Private Limited Company : Registration Certificate of Incorporation, MOA (Memorandum of Articles), AOA (Articles of Association of the company), PAN in the name of Company, Directors detail, Resolution passed by Company, Directors ID proof & address proof. 

Once all documents submitted application online, with the authority, it will take 3 days to grant GST registration no. subject to satisfaction of application by concerned officer on Prima Facie.

If application found incomplete or deficient, more information or explanation could asked by concerned officer, in that case, Registration would be given in within 7 working days.  Document should be either digitally signed or sent with requisite signed document to department.  Like Mr.
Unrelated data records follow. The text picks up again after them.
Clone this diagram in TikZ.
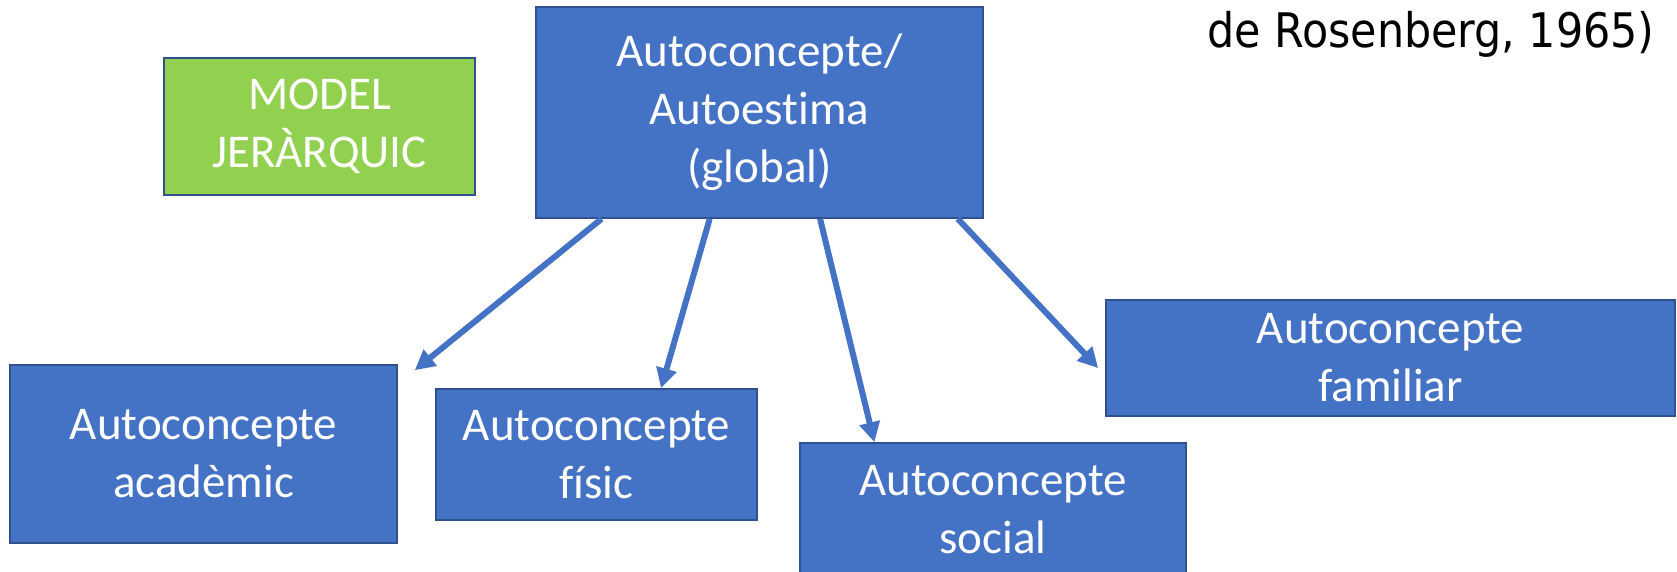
\documentclass[tikz,border=0pt]{standalone}
\usepackage{fontspec}
\setmainfont{Carlito}[Ligatures={NoCommon,NoContextual}]
\newfontfamily\citefont{DejaVu Sans Condensed}
\usetikzlibrary{arrows.meta,calc}
\definecolor{boxblue}{HTML}{4472C4}
\definecolor{edgeblue}{HTML}{2F528F}
\definecolor{boxgreen}{HTML}{92D050}
\begin{document}
\begin{tikzpicture}[x=0.5pt,y=-0.5pt,
  box/.style={draw=edgeblue,line width=0.8pt,fill=boxblue,text=white,
    align=center,inner sep=0pt,font=\fontsize{23.5}{29}\selectfont},
  link/.style={draw=boxblue,line width=3pt,
    -{Triangle[length=10pt,width=10pt]}}]
\useasboundingbox (0,0) rectangle (1677,572);
\clip (0,0) rectangle (1677,572);

% hierarchy boxes
\node[box,minimum width=223.5pt,minimum height=105.5pt] (glob) at (759.5,112.5)
  {Autoconcepte/\\Autoestima\\(global)};
\node[box,fill=boxgreen,minimum width=155.5pt,minimum height=68.5pt] (model) at (319.5,126.5)
  {MODEL\\JERÀRQUIC};
\node[box,minimum width=193.5pt,minimum height=89pt] (acad) at (203.5,454)
  {Autoconcepte\\acadèmic};
\node[box,minimum width=160.5pt,minimum height=65.5pt] (fisic) at (596.5,454.5)
  {Autoconcepte\\físic};
\node[box,minimum width=193pt,minimum height=66.5pt] (social) at (993,509.5)
  {Autoconcepte\\social};
\node[box,minimum width=284.5pt,minimum height=58pt] (famil) at (1390.5,358)
  {Autoconcepte\\familiar};

% citation fragment
\node[anchor=base east,inner sep=0pt,font=\citefont\fontsize{23.8}{28}\selectfont]
  (cite) at (1655,48) {de Rosenberg, 1965)};

% arrow ends
\coordinate (acadTip) at ($(acad.north east)+(17,6)$);
\coordinate (famTip) at ($(famil.north west)!0.586!(famil.south west)+(-7,0)$);

% connectors
\draw[link] ($(glob.south west)!0.148!(glob.south east)$) -- (acadTip);
\draw[link] ($(glob.south west)!0.389!(glob.south east)$) -- ($(fisic.north west)!0.70!(fisic.north east)$);
\draw[link] ($(glob.south west)!0.635!(glob.south east)$) -- ($(social.north west)!0.194!(social.north east)$);
\draw[link] ($(glob.south west)!0.942!(glob.south east)$) -- (famTip);
\end{tikzpicture}
\end{document}
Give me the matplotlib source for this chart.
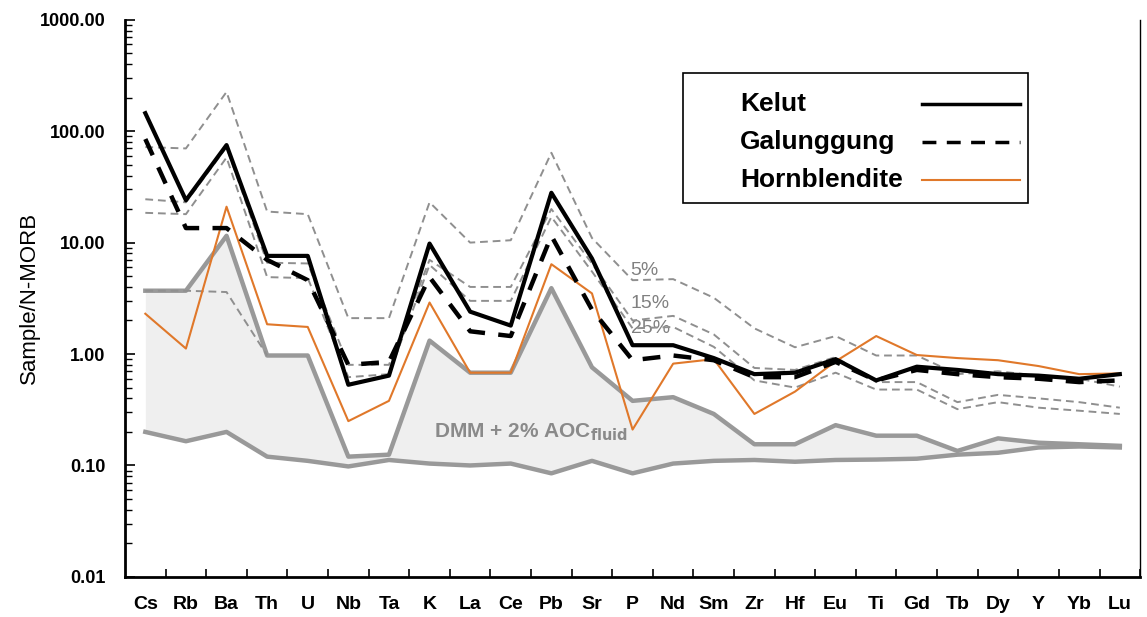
import matplotlib
matplotlib.use("Agg")
import matplotlib.pyplot as plt
from matplotlib.ticker import FixedLocator, NullFormatter, LogLocator
import numpy as np

plt.rcParams['font.family'] = ['Liberation Sans', 'DejaVu Sans']

elements = ["Cs", "Rb", "Ba", "Th", "U", "Nb", "Ta", "K", "La", "Ce", "Pb", "Sr",
            "P", "Nd", "Sm", "Zr", "Hf", "Eu", "Ti", "Gd", "Tb", "Dy", "Y", "Yb", "Lu"]

kelut = [145, 24, 75, 7.6, 7.6, 0.53, 0.64, 9.8, 2.4, 1.8, 28, 7.2,
         1.2, 1.2, 0.92, 0.66, 0.68, 0.9, 0.58, 0.77, 0.72, 0.66, 0.64, 0.6, 0.66]
galunggung = [85, 13.5, 13.5, 7.0, 4.6, 0.8, 0.85, 4.9, 1.6, 1.45, 11.5, 2.5,
              0.88, 0.97, 0.88, 0.62, 0.62, 0.85, 0.58, 0.72, 0.66, 0.62, 0.6, 0.56, 0.58]
hornblendite = [2.3, 1.12, 21, 1.85, 1.75, 0.25, 0.38, 2.9, 0.68, 0.68, 6.4, 3.5,
                0.21, 0.82, 0.9, 0.29, 0.46, 0.86, 1.45, 0.98, 0.92, 0.88, 0.78, 0.66, 0.67]
dmm_upper = [3.7, 3.7, 11.5, 0.97, 0.97, 0.12, 0.125, 1.32, 0.68, 0.68, 3.9, 0.76,
             0.38, 0.41, 0.29, 0.155, 0.155, 0.23, 0.185, 0.185, 0.135, 0.175, 0.16, 0.155, 0.15]
dmm_lower = [0.2, 0.165, 0.2, 0.12, 0.11, 0.098, 0.112, 0.104, 0.1, 0.104, 0.085, 0.11,
             0.085, 0.104, 0.11, 0.112, 0.108, 0.112, 0.113, 0.115, 0.125, 0.13, 0.145, 0.148, 0.145]
dmm_alt = [3.7, 3.7, 3.6, 0.97]
melt_5 = [72, 70, 225, 19, 18, 2.1, 2.1, 23, 10, 10.5, 64, 11,
          4.6, 4.7, 3.2, 1.7, 1.15, 1.45, 0.97, 0.97, 0.66, 0.7, 0.64, 0.6, 0.51]
melt_15 = [24.5, 23, 72, 6.6, 6.5, 0.8, 0.8, 7.0, 4.0, 4.0, 20, 6.5,
           2.0, 2.2, 1.5, 0.75, 0.72, 0.94, 0.56, 0.56, 0.37, 0.43, 0.4, 0.37, 0.33]
melt_25 = [18.5, 18, 58, 4.9, 4.8, 0.62, 0.66, 6.3, 3.0, 3.0, 17, 5.5,
           1.7, 1.75, 1.16, 0.58, 0.5, 0.68, 0.48, 0.48, 0.32, 0.37, 0.33, 0.31, 0.29]

GRAY_LINE = "#999999"
GRAY_FILL = "#efefef"
DASH_GRAY = "#8f8f8f"
ORANGE = "#e0782a"

x = np.arange(len(elements))

fig = plt.figure(figsize=(11.47, 6.17), dpi=100)
ax = fig.add_axes([0.109, 0.065, 0.885, 0.903])

# DMM + fluid source field
ax.fill_between(x, dmm_lower, dmm_upper, color=GRAY_FILL, lw=0, zorder=1)
ax.plot(x, dmm_upper, color=GRAY_LINE, lw=3.2, zorder=2)
ax.plot(x, dmm_lower, color=GRAY_LINE, lw=3.2, zorder=2)
ax.plot(x[:len(dmm_alt)], dmm_alt, color=DASH_GRAY, lw=1.4, ls=(0, (4, 2.5)), zorder=2)

# melting curves
for vals in (melt_5, melt_15, melt_25):
    ax.plot(x, vals, color=DASH_GRAY, lw=1.4, ls=(0, (4, 2.5)), zorder=3)

ax.plot(x, hornblendite, color=ORANGE, lw=1.5, zorder=4)
ax.plot(x, galunggung, color="black", lw=3.2, ls=(0, (4, 3)), zorder=5)
ax.plot(x, kelut, color="black", lw=3.0, zorder=6)

ax.set_yscale('log')
ax.set_ylim(0.01, 1000)
ax.set_xlim(-0.5, 24.3)

ax.yaxis.set_major_locator(FixedLocator([0.01, 0.1, 1, 10, 100, 1000]))
ax.yaxis.set_minor_locator(LogLocator(base=10, subs=np.arange(2, 10)))
ax.yaxis.set_minor_formatter(NullFormatter())
ax.set_yticklabels(["0.01", "0.10", "1.00", "10.00", "100.00", "1000.00"],
                   fontsize=13, fontweight='bold')
ax.tick_params(axis='y', which='major', direction='in', length=7, width=1.2, pad=14)
ax.tick_params(axis='y', which='minor', direction='in', length=5, width=1.0)

ax.set_xticks(x)
ax.set_xticklabels(elements, fontsize=14, fontweight='bold')
ax.set_xticks(np.arange(len(elements)) + 0.5, minor=True)
ax.tick_params(axis='x', which='major', length=0, pad=14)
ax.tick_params(axis='x', which='minor', direction='in', length=6, width=1.2)

ax.set_ylabel("Sample/N-MORB", fontsize=16, labelpad=0)

for side in ('left', 'bottom'):
    ax.spines[side].set_linewidth(2.0)
ax.spines['top'].set_visible(False)
ax.spines['right'].set_linewidth(1.0)

# text labels
ax.text(11.95, 5.6, "5%", color="#808080", fontsize=14, ha='left', va='center', zorder=7)
ax.text(11.95, 2.85, "15%", color="#808080", fontsize=14, ha='left', va='center', zorder=7)
ax.text(11.95, 1.7, "25%", color="#808080", fontsize=14, ha='left', va='center', zorder=2)
ax.text(7.1, 0.2, r"DMM + 2% AOC$_{\mathbf{fluid}}$", color="#8a8a8a", fontsize=15,
        fontweight='bold', ha='left', va='center', zorder=7)

# legend box
lx0, ly0, lw_, lh_ = 0.55, 0.671, 0.34, 0.234
ax.add_patch(plt.Rectangle((lx0, ly0), lw_, lh_, transform=ax.transAxes,
                           facecolor='white', edgecolor='black', lw=1.2, zorder=8))
legend_rows = [("Kelut", dict(color='black', lw=2.5)),
               ("Galunggung", dict(color='black', lw=2.5, ls=(0, (4, 3)))),
               ("Hornblendite", dict(color=ORANGE, lw=1.5))]
for i, (name, style) in enumerate(legend_rows):
    yy = 0.849 - i * 0.068
    ax.text(lx0 + 0.056, yy, name, transform=ax.transAxes, fontsize=19,
            fontweight='bold', ha='left', va='center', zorder=9)
    ax.plot([0.785, 0.882], [yy, yy], transform=ax.transAxes, zorder=9, **style)

fig.savefig("out.png", dpi=100, facecolor='white')
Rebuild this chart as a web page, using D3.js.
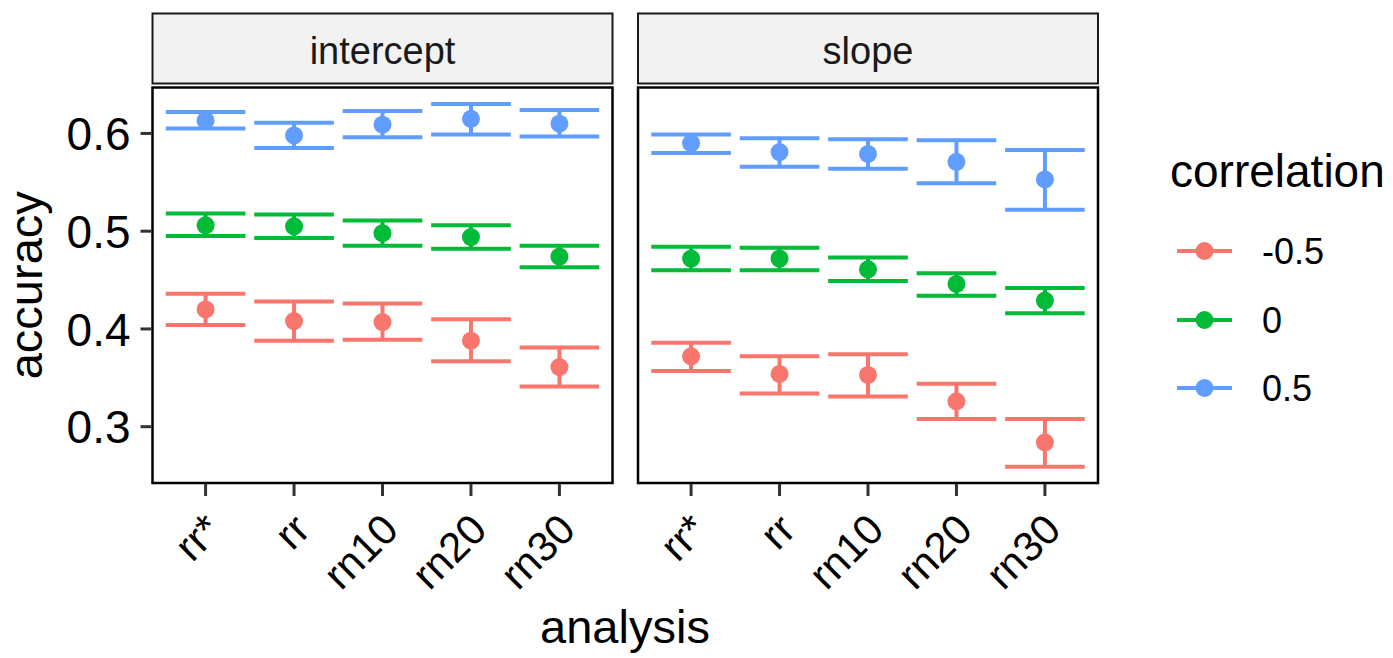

Amit from Dhanbad want to take GST registration in Jharkhand on 02.01.17, he will have to apply online with GST portal and after submitting document and application he will be given Provisional GST no. after 3 days i.e. on 05.01.17, if error or compliance required by proper officer then it will be extended by 3 days and in that he will registration within 7 working days.

GST registration would be mandatory once cross threshold limit of turnover or the class of person specified by law as such. In order to claim the benefit and running business, it would be a biggest thwart to business. But involving in tax evasion or escaping to take registration would be subject to jurisdiction and penalty as such provided in law. However, it could vary for Central GST or State GST, subject to notification of central government.

Under GST 4 types of taxes viz. CGST, IGST, Additional tax & SGST will be paid. For eg. Geeta wanted to pay SGST, Kolkata she can adopt either of below mentioned method to pay taxes;

There will be three mode of payment :

  1. Electronic mode including CC/DC (credit & Debit card)
  2. Over the counter  Payments (Payments upto Rs. 1000/-, cash & cheque)
    (once challan generated, valid for 7 days)
  3. Payment by way of RTGS / NEFT
  4. Credit in Cash Ledger maintained with department.

Departmental officers could accept payment only in case of enforcement.